Another little charmer for the rock garden reaching only 1-3” tall. It forms dense cushions supporting light pink flowers in late spring. It’s very pretty and wants to be evergreen, so growing it in a spot where it doesn't get good snow cover can be a problem. Although usually listed as being hardy only to zone 4, this species has done very well in gardens in both zone 2 and 3. ‘Gary Eichhorn’ is a cultivar with larger flowers and blooms about a week longer.

Dianthus superbus

Appropriately named, this gorgeous species reaches 10-20” tall and produces very feathery, highly fragrant blooms. Although pale rose to lilac is the normal color range, red also occurs. The cultivar ‘Crimsonia’ is brilliant scarlet and the scent is outstanding! A very profuse bloomer that flowers over a long period, this is well worth adding to your garden.

Hybrid Pinks

Many cultivars that are available have parentage so complex that it’s hard to tell which species they come from. The hybrid pinks, some of which are listed as Dianthus x allwoodii, vary in hardiness but are great garden plants regardless of whether or not they survive. Don't be afraid to try any of them! Some of our recommendations include:

‘Firewitch’- An introduction from Germany that was named the 2006 perennial of the year. Very hardy and flowering all summer, it has fragrant, light purple flowers and only grows about 10” tall. ‘Wicked Witch’ is very similar but the flowers are pink and it doesn't flower quite as profusely.

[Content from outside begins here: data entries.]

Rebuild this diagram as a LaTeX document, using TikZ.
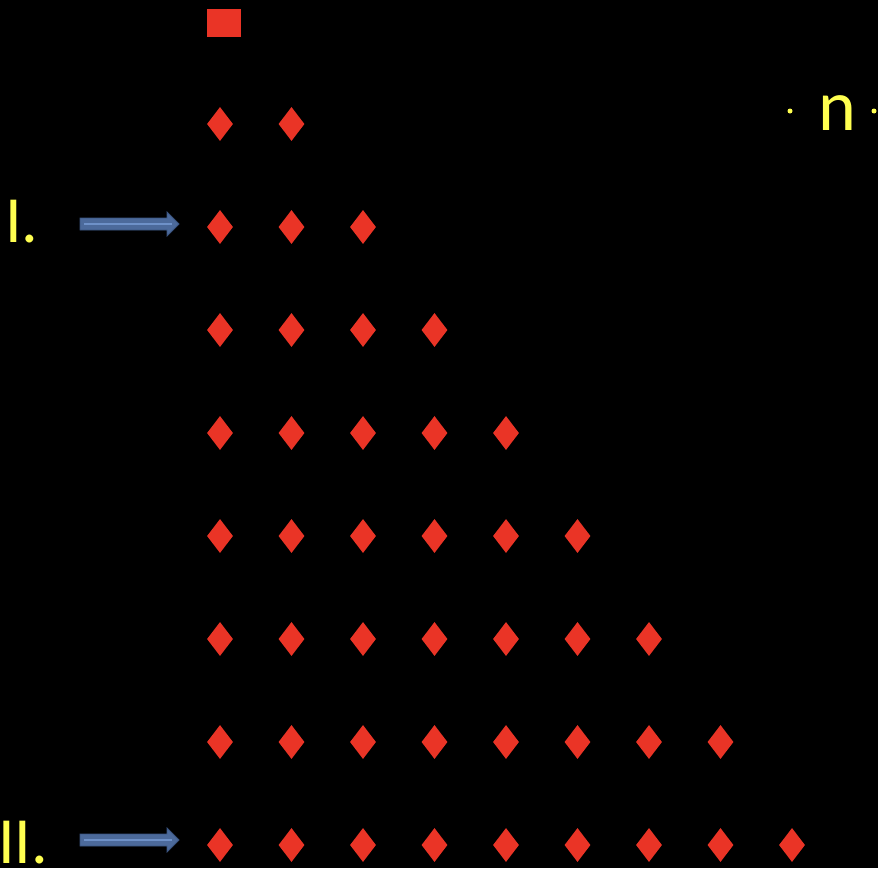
\documentclass[tikz,border=0pt]{standalone}
\usepackage{fontspec}
\setmainfont{Carlito}
\usetikzlibrary{shapes.geometric}
\definecolor{dred}{RGB}{234,52,38}
\definecolor{ylw}{RGB}{255,255,80}
\definecolor{abody}{RGB}{76,106,155}
\definecolor{aedge}{RGB}{58,84,128}
\definecolor{alight}{RGB}{110,145,200}
\tikzset{
  dmd/.style={shape=diamond, fill=dred, draw=none, inner sep=0pt, minimum width=26pt, minimum height=34pt},
  sqr/.style={shape=rectangle, fill=dred, draw=none, inner sep=0pt, minimum width=34pt, minimum height=28pt},
  lbl/.style={text=ylw, inner sep=0pt, anchor=base west},
  bigarrow/.pic={
    \fill[abody, draw=aedge, line width=0.8pt] (0,-6) -- (87,-6) -- (87,-12) -- (99,0) -- (87,12) -- (87,6) -- (0,6) -- cycle;
    \draw[alight, line width=1.2pt] (4,0) -- (92,0);
  }
}
\begin{document}
\begin{tikzpicture}[x=1pt,y=-1pt]
\fill[black] (0,0) rectangle (878,868);
\useasboundingbox (0,0) rectangle (878,868);
\node[sqr] (sq) at (224,23) {};
\foreach \r in {1,...,8}{
  \pgfmathtruncatemacro{\n}{\r+1}
  \foreach \c in {1,...,\n}{
    \node[dmd] (d\r-\c) at ({220+71.5*(\c-1)},{124+103*(\r-1)}) {};
  }
}
\node[lbl, font=\fontsize{66}{66}\selectfont] (l1) at (5,242) {I.};
\node[lbl, font=\fontsize{66}{66}\selectfont] (l2) at (-2,863) {II.};
\node[lbl, font=\fontsize{72}{72}\selectfont] (n) at (818,130) {n};
\fill[ylw] (790,111) circle (2.5);
\fill[ylw] (874,111) circle (2.5);
\pic at (80,224) {bigarrow};
\pic at (80,840) {bigarrow};
\end{tikzpicture}
\end{document}
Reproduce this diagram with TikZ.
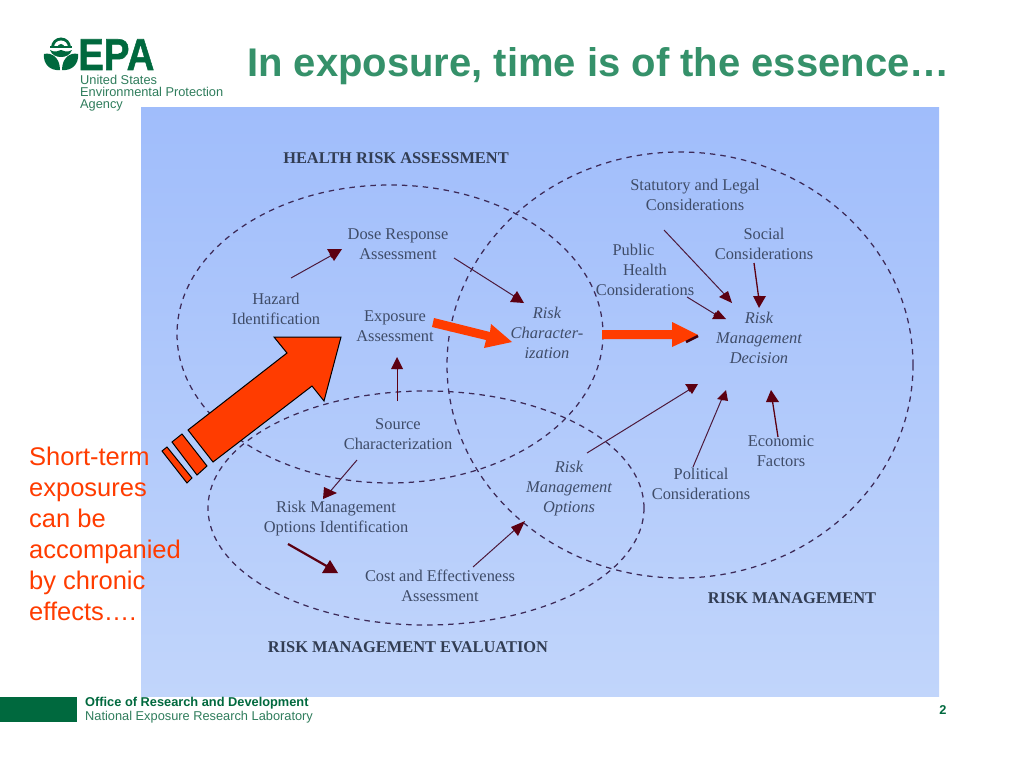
\documentclass[tikz,border=0pt]{standalone}
\usepackage{fontspec}
\setmainfont{Liberation Sans}
\newfontfamily\diagfont{Liberation Serif}
\newfontfamily\epafont[FakeBold=1.2]{Liberation Sans Bold}
\usetikzlibrary{arrows.meta,calc}
\definecolor{epagreen}{HTML}{00693E}
\definecolor{titlegreen}{HTML}{35916A}
\definecolor{labelgreen}{HTML}{2F7D5C}
\definecolor{slab}{HTML}{3F4C68}
\definecolor{ringc}{HTML}{3D2A58}
\definecolor{shaftc}{HTML}{4D1A3C}
\definecolor{tipc}{HTML}{5C0011}
\definecolor{hot}{HTML}{FF3C00}
\definecolor{paneltop}{HTML}{A0BDFB}
\definecolor{panelbot}{HTML}{C1D5FB}
\tikzset{
  lab/.style={font=\diagfont\fontsize{16.4}{20}\selectfont,text=slab,align=center,inner sep=0pt},
  ilab/.style={font=\diagfont\itshape\fontsize{16.4}{20}\selectfont,text=slab,align=center,inner sep=0pt},
  head/.style={font=\diagfont\bfseries\fontsize{16.4}{20}\selectfont,text=slab!80!black,inner sep=0pt},
  ring/.style={draw=ringc,line width=1.25pt,dash pattern=on 5.5pt off 5pt},
  conn/.style={draw=shaftc,line width=1pt,-{Triangle[length=4pt,width=4pt,fill=tipc,color=tipc]}},
  tiptri/.style={fill=tipc,draw=none},
  hotbox/.style={fill=hot,draw=black,line width=1pt,line join=miter},
  hotarrow/.style={fill=hot,draw=none},
  small/.style={font=\fontsize{12.8}{13}\selectfont,text=labelgreen,anchor=base west,inner sep=0pt},
}
\begin{document}
\begin{tikzpicture}[x=1pt,y=-1pt]
\useasboundingbox (0,0) rectangle (1024,768);
\fill[white] (0,0) rectangle (1024,768);
% panel
\shade[top color=paneltop,bottom color=panelbot] (141,107) rectangle (939,696);
% rings
\draw[ring] (390,334) ellipse [x radius=213,y radius=149];
\draw[ring] (680,365) ellipse [x radius=233,y radius=213];
\draw[ring] (426,508) ellipse [x radius=218,y radius=117];
% headings
\node[head] (hra) at (396,158) {HEALTH RISK ASSESSMENT};
\node[head] (rm) at (792,598) {RISK MANAGEMENT};
\node[head] (rme) at (408,647) {RISK MANAGEMENT EVALUATION};
% labels
\node[lab] (haz) at (276,309) {Hazard\\Identification};
\node[lab] (dose) at (398,244) {Dose Response\\Assessment};
\node[lab] (expo) at (395,326) {Exposure\\Assessment};
\node[ilab] (char) at (547,333) {Risk\\Character-\\ization};
\node[lab] (src) at (398,434) {Source\\Characterization};
\node[lab] (rmoi) at (336,519) {Risk Management\\Options Identification};
\node[lab] (cost) at (440,586) {Cost and Effectiveness\\Assessment};
\node[ilab] (rmo) at (569,489) {Risk\\Management\\Options};
\node[lab] (pol) at (701,484) {Political\\Considerations};
\node[lab] (eco) at (781,451) {Economic\\Factors};
\node[ilab] (dec) at (759,338) {Risk\\Management\\Decision};
\node[lab] (pub) at (645,270) {Public\hspace*{23pt}\\Health\hspace*{23pt}\\Considerations};
\node[lab] (stat) at (695,195) {Statutory and Legal\\Considerations};
\node[lab] (soc) at (764,244) {Social\\Considerations};
% connectors
\draw[conn] ([shift={(15,-31)}]haz.center) -- ([shift={(-64,10)}]dose.center);
\fill[tiptri] (327,249) -- (342,249) -- (334,261) -- cycle;
\draw[conn] ([shift={(56,14)}]dose.center) -- ([shift={(-30,-35)}]char.center);
\fill[tiptri] (517,291) -- (510,302) -- (524,303) -- cycle;
\draw[conn,draw=tipc] ([shift={(-1,-33)}]src.center) -- ([shift={(2,39)}]expo.center);
\fill[tiptri] (397,357) -- (391,369) -- (403,369) -- cycle;
\draw[conn] ([shift={(-41,26)}]src.center) -- ([shift={(-8,-25)}]rmoi.center);
\fill[tiptri] (324,487) -- (323,499) -- (337,493) -- cycle;
\draw[conn,draw=tipc,line width=2.2pt] ([shift={(-48,25)}]rmoi.center) -- ([shift={(-110,-18)}]cost.center);
\fill[tiptri] (330,560) -- (322,573) -- (338,573) -- cycle;
\draw[conn] ([shift={(33,-19)}]cost.center) -- ([shift={(-51,38)}]rmo.center);
\fill[tiptri] (525,521) -- (511,527) -- (518,536) -- cycle;
\draw[conn] ([shift={(18,-36)}]rmo.center) -- ([shift={(-67,50)}]dec.center);
\fill[tiptri] (685,384) -- (698,384) -- (692,394) -- cycle;
\draw[conn] ([shift={(-8,-17)}]pol.center) -- ([shift={(-36,58)}]dec.center);
\fill[tiptri] (726,390) -- (717,399) -- (728,401) -- cycle;
\draw[conn,draw=tipc,line width=1.3pt] ([shift={(-3,-14)}]eco.center) -- ([shift={(13,60)}]dec.center);
\fill[tiptri] (771,390) -- (766,402) -- (779,402) -- cycle;
\draw[conn] ([shift={(-31,35)}]stat.center) -- ([shift={(-32,-41)}]dec.center);
\fill[tiptri] (728,291) -- (719,297) -- (732,303) -- cycle;
\draw[conn,draw=tipc,line width=1.3pt] ([shift={(-10,19)}]soc.center) -- ([shift={(0,-38)}]dec.center);
\fill[tiptri] (753,296) -- (766,296) -- (759,308) -- cycle;
\draw[conn] ([shift={(42,27)}]pub.center) -- ([shift={(-41,-22)}]dec.center);
\fill[tiptri] (718,310) -- (712,319) -- (726,319) -- cycle;
% orange arrows
\fill[hotarrow] (434,318) -- (490,332) -- (491,324) -- (512,342) -- (484,348) -- (486,340) -- (432,327) -- cycle;
\fill[hotarrow] (602,330) -- (672,330) -- (672,322) -- (698,335) -- (672,347) -- (672,339) -- (602,339) -- cycle;
\draw[tipc!70!black,line width=2.5pt] (686,342) -- (698,336);
% big arrow
\path[hotbox] (188,430) -- (287,353) -- (274,337) -- (341,337) -- (324,401) -- (312,386) -- (213,462) -- cycle;
\path[hotbox] (172,442) -- (182,434) -- (207,466) -- (197,475) -- cycle;
\path[hotbox] (162,451) -- (167,447) -- (192,478) -- (187,483) -- cycle;
% left text
\node[font=\fontsize{25.5}{31}\selectfont,text=hot,align=left,anchor=north west,inner sep=0pt] (note) at (29,447) {Short-term\\exposures\\can be\\accompanied\\by chronic\\effects….};
% title
\node[font=\bfseries\fontsize{40}{42}\selectfont,text=titlegreen,anchor=west,inner sep=0pt] (title) at (247,66) {In exposure, time is of the essence…};
% logo
\node[font=\epafont\fontsize{44.7}{45}\selectfont,text=epagreen,anchor=base west,inner sep=0pt] (epa) at (78,70) {\scalebox{0.86}[1]{EPA}};
\fill[epagreen] (51,47.5) arc[start angle=180,end angle=360,radius=10] -- cycle;
\fill[white] (54,47.5) arc[start angle=180,end angle=360,radius=7] -- cycle;
\fill[epagreen] (57.5,47.5) arc[start angle=180,end angle=360,radius=3.5] -- cycle;
\fill[epagreen] (50,46.5) rectangle (72,48.5);
\fill[epagreen] (50,50) .. controls (55,53) and (58,51) .. (61,50) .. controls (64,51) and (67,53) .. (72,50) .. controls (70,55) and (66,57) .. (61,57) .. controls (56,57) and (52,55) .. (50,50) -- cycle;
\fill[epagreen] (44,54) .. controls (52,52) and (60,58) .. (60,70) .. controls (50,71) and (43,64) .. (44,54) -- cycle;
\fill[epagreen] (78,54) .. controls (70,52) and (62,58) .. (62,70) .. controls (72,71) and (79,64) .. (78,54) -- cycle;
\node[small] (l1) at (80,84) {United States};
\node[small] (l2) at (80,96) {Environmental Protection};
\node[small] (l3) at (80,108) {Agency};
% footer
\fill[epagreen] (0,697) rectangle (77,722);
\node[font=\bfseries\fontsize{12.8}{14}\selectfont,text=epagreen,anchor=west,inner sep=0pt] (f1) at (85,703.5) {Office of Research and Development};
\node[font=\fontsize{12.8}{14}\selectfont,text=labelgreen,anchor=west,inner sep=0pt] (f2) at (85,717.5) {National Exposure Research Laboratory};
\node[font=\bfseries\fontsize{12.8}{14}\selectfont,text=epagreen,inner sep=0pt] (pg) at (943,710) {2};
\end{tikzpicture}
\end{document}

‘Hot Lips’- Introduced from Thompson and Morgan in 2013, this extremely compact variety has white flowers heavily marked in purple-maroon. It is a profuse bloomer and perfect for containers.

‘Elegance’- Available in pink or lavender and growing 18-24” tall, this variety is well branched and very heavy blooming. Flowers all summer and excellent for cutting. Light fragrance.

‘Ideal’ Series- One of the very best Dianthus series to use for summer bedding. Plants grow 8-10” tall and spread 12-14” wide. They bloom all summer in a wide variety of colors including white, red, pink, rose, violet, and lavender. Very heat tolerant and quick to flower.